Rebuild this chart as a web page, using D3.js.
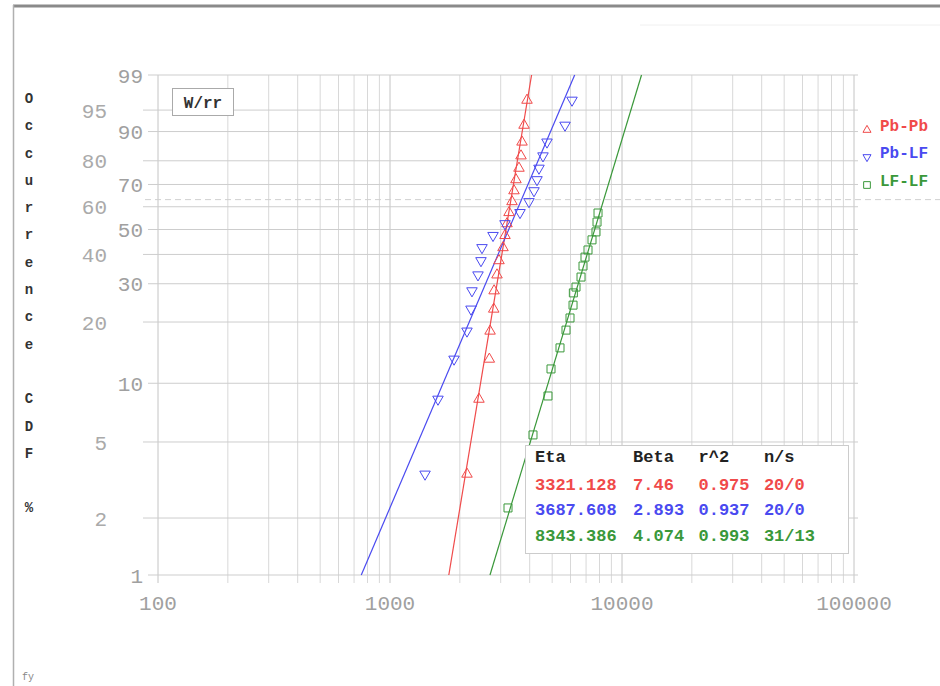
<!DOCTYPE html>
<html>
<head>
<meta charset="utf-8">
<script src="https://cdn.jsdelivr.net/npm/d3@7"></script>
<style>
body { margin: 0; background: #fff; }
svg { display: block; }
text { font-family: "Liberation Mono", "DejaVu Sans Mono", monospace; }
</style>
</head>
<body>
<div id="chart"></div>
<script>
// axis ticks
var yTicksRight = [99, 90, 70, 50, 30, 10, 1];
var yTicksLeft = [95, 80, 60, 40, 20, 5, 2];
var xTickLabels = [100, 1000, 10000, 100000];

// fitted parameters (stats box)
var seriesNames = ["Pb-Pb", "Pb-LF", "LF-LF"];
var etas = [3321.128, 3687.608, 8343.386];
var betas = [7.46, 2.893, 4.074];
var r2s = [0.975, 0.937, 0.993];
var nsLabels = ["20/0", "20/0", "31/13"];

// points: time, occurrence %
var pbpbTime = [2147, 2418, 2680, 2700, 2800, 2810, 2892, 2950, 3069, 3131, 3194, 3259, 3356, 3423, 3491, 3597, 3670, 3707, 3782, 3895];
var pbpbF = [3.4, 8.3, 13.2, 18.1, 23.0, 27.9, 32.8, 37.7, 42.6, 47.5, 52.5, 57.4, 62.3, 67.2, 72.1, 77.0, 81.9, 86.8, 91.7, 96.6];
var pblfTime = [1416, 1610, 1888, 2147, 2234, 2256, 2395, 2467, 2492, 2780, 3131, 3634, 3972, 4175, 4301, 4387, 4565, 4750, 5681, 6088];
var pblfF = [3.4, 8.3, 13.2, 18.1, 23.0, 27.9, 32.8, 37.7, 42.6, 47.5, 52.5, 57.4, 62.3, 67.2, 72.1, 77.0, 81.9, 86.8, 91.7, 96.6];
var lflfTime = [3226, 4134, 4797, 4943, 5405, 5737, 5969, 6151, 6170, 6335, 6658, 6791, 6927, 7136, 7425, 7725, 7804, 7882];
var lflfF = [2.26, 5.44, 8.62, 11.8, 15.0, 18.3, 20.9, 24.0, 27.3, 29.0, 32.1, 35.8, 39.0, 41.7, 45.7, 49.0, 53.2, 57.2];

var colors = ["#f04a4a", "#4a4af0", "#3a983a"];
var symbols = [d3.symbolTriangle, d3.symbolTriangle, d3.symbolSquare];

var W = 940, H = 686;
var plotL = 158, plotR = 854, plotT = 75, plotB = 575;

var svg = d3.select("#chart").append("svg")
    .attr("width", W)
    .attr("height", H)
    .style("background-color", "white");

// weibull probability transform
function wb(p) { return Math.log(-Math.log(1 - p / 100)); }

var x = d3.scaleLog().domain([100, 100000]).range([plotL, plotR]);
var y = d3.scaleLinear().domain([wb(1), wb(99)]).range([plotB, plotT]);

// outer frame
svg.append("line").attr("x1", 13).attr("x2", W).attr("y1", 6).attr("y2", 6)
    .attr("stroke", "#8a8a8a").attr("stroke-width", 3);
svg.append("line").attr("x1", 13.5).attr("x2", 13.5).attr("y1", 5).attr("y2", H)
    .attr("stroke", "#b0b0b0").attr("stroke-width", 1.5);
svg.append("line").attr("x1", 640).attr("x2", W).attr("y1", 25).attr("y2", 25)
    .attr("stroke", "#f0f0f0");

// vertical grid
var grid = svg.append("g");
grid.selectAll("line.v")
    .data(x.ticks())
    .enter().append("line")
    .attr("class", "v")
    .attr("x1", d => x(d)).attr("x2", d => x(d))
    .attr("y1", plotT).attr("y2", plotB + 8)
    .attr("stroke", d => xTickLabels.indexOf(d) >= 0 ? "#c4c4c4" : "#d8d8d8")
    .attr("stroke-width", 1);

// horizontal grid
var yTicks = yTicksRight.concat(yTicksLeft);
grid.selectAll("line.h")
    .data(yTicks)
    .enter().append("line")
    .attr("class", "h")
    .attr("x1", d => yTicksLeft.indexOf(d) >= 0 ? 143 : 148)
    .attr("x2", plotR + 4)
    .attr("y1", d => y(wb(d))).attr("y2", d => y(wb(d)))
    .attr("stroke", "#cdcdcd");

// 63.2% line
grid.append("line")
    .attr("x1", 145).attr("x2", W)
    .attr("y1", y(0)).attr("y2", y(0))
    .attr("stroke", "#d0d0d0")
    .attr("stroke-dasharray", "6,4");

// y tick labels, two staggered columns
svg.selectAll("text.yr")
    .data(yTicksRight)
    .enter().append("text")
    .attr("x", 143)
    .attr("y", d => y(wb(d)))
    .attr("dy", "0.36em")
    .attr("text-anchor", "end")
    .attr("font-size", 21)
    .attr("fill", "#a0a0a0")
    .text(d => d);
svg.selectAll("text.yl")
    .data(yTicksLeft)
    .enter().append("text")
    .attr("x", 107)
    .attr("y", d => y(wb(d)))
    .attr("dy", "0.36em")
    .attr("text-anchor", "end")
    .attr("font-size", 21)
    .attr("fill", "#aaa")
    .text(d => d);

// x tick labels
svg.selectAll("text.x")
    .data(xTickLabels)
    .enter().append("text")
    .attr("x", d => x(d))
    .attr("y", 610)
    .attr("text-anchor", "middle")
    .attr("font-size", 21)
    .attr("fill", "#a0a0a0")
    .text(d => d);

// y title, one letter per row
var title = "Occurrence CDF %".split("");
svg.selectAll("text.title")
    .data(title)
    .enter().append("text")
    .attr("x", 29)
    .attr("y", (d, i) => 98 + i * 27.3)
    .attr("dy", "0.35em")
    .attr("text-anchor", "middle")
    .attr("font-size", 14)
    .attr("font-weight", "bold")
    .attr("fill", "#333")
    .text(d => d);

svg.append("text").attr("x", 22).attr("y", 680)
    .attr("font-size", 10).attr("fill", "#888").text("fy");

// fit lines
var fits = svg.append("g");
seriesNames.forEach(function(name, i) {
    var ends = [1, 99].map(function(p) {
        return [etas[i] * Math.pow(-Math.log(1 - p / 100), 1 / betas[i]), p];
    });
    fits.append("line")
        .attr("x1", x(ends[0][0])).attr("y1", y(wb(ends[0][1])))
        .attr("x2", x(ends[1][0])).attr("y2", y(wb(ends[1][1])))
        .attr("stroke", colors[i])
        .attr("stroke-width", 1.2);
});

// points
var allTime = [pbpbTime, pblfTime, lflfTime];
var allF = [pbpbF, pblfF, lflfF];
seriesNames.forEach(function(name, i) {
    var pts = allTime[i].map((t, j) => [t, allF[i][j]]);
    var sym = d3.symbol().type(symbols[i]).size(i == 2 ? 64 : 48);
    svg.append("g").selectAll("path")
        .data(pts)
        .enter().append("path")
        .attr("d", sym)
        .attr("transform", function(d) {
            return "translate(" + x(d[0]) + "," + y(wb(d[1])) + ")" + (i == 1 ? " rotate(180)" : "");
        })
        .attr("fill", "none")
        .attr("stroke", colors[i])
        .attr("stroke-width", 1);
});

// W/rr box
svg.append("rect").attr("x", 172.5).attr("y", 88.5).attr("width", 61).attr("height", 27)
    .attr("fill", "white").attr("stroke", "#aaa");
svg.append("text").attr("x", 203).attr("y", 102).attr("dy", "0.35em")
    .attr("text-anchor", "middle").attr("font-size", 16).attr("font-weight", "bold")
    .attr("fill", "#333").text("W/rr");

// right legend
var legend = svg.append("g");
seriesNames.forEach(function(name, i) {
    var ly = [127, 154, 182][i];
    legend.append("path")
        .attr("d", d3.symbol().type(symbols[i]).size(i == 2 ? 45 : 28))
        .attr("transform", "translate(867," + (ly + 3) + ")" + (i == 1 ? " rotate(180)" : ""))
        .attr("fill", "none")
        .attr("stroke", colors[i]);
    legend.append("text")
        .attr("x", 880).attr("y", ly - 2).attr("dy", "0.35em")
        .attr("font-size", 16).attr("font-weight", "bold")
        .attr("fill", colors[i])
        .text(name);
});

// stats box
var bx = 525, by = 445;
svg.append("rect").attr("x", bx + 0.5).attr("y", by + 0.5).attr("width", 323).attr("height", 108)
    .attr("fill", "white").attr("stroke", "#ccc");
var cw = 10.9;
var colX = [535, 535 + 9 * cw, 535 + 15 * cw, 535 + 21 * cw];
var header = ["Eta", "Beta", "r^2", "n/s"];
header.forEach(function(h, k) {
    svg.append("text").attr("x", colX[k]).attr("y", 456).attr("dy", "0.35em")
        .attr("font-size", 17).attr("font-weight", "bold").attr("fill", "#222").text(h);
});
seriesNames.forEach(function(name, i) {
    var row = [etas[i].toFixed(3), String(betas[i]), r2s[i].toFixed(3), nsLabels[i]];
    row.forEach(function(v, k) {
        svg.append("text").attr("x", colX[k]).attr("y", 484 + i * 25.5).attr("dy", "0.35em")
            .attr("font-size", 17).attr("font-weight", "bold").attr("fill", colors[i]).text(v);
    });
});
</script>
</body>
</html>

•••••

- [What is expected] Set down again, exactly, the lines of the material above from its first line to the one with "var xTickLabels = [100, 1000, 10000, 100000];", inclusive. Leave the pictures out.

- [Response]
Rebuild this chart as a web page, using D3.js.
<!DOCTYPE html>
<html>
<head>
<meta charset="utf-8">
<script src="https://cdn.jsdelivr.net/npm/d3@7"></script>
<style>
body { margin: 0; background: #fff; }
svg { display: block; }
text { font-family: "Liberation Mono", "DejaVu Sans Mono", monospace; }
</style>
</head>
<body>
<div id="chart"></div>
<script>
// axis ticks
var yTicksRight = [99, 90, 70, 50, 30, 10, 1];
var yTicksLeft = [95, 80, 60, 40, 20, 5, 2];
var xTickLabels = [100, 1000, 10000, 100000];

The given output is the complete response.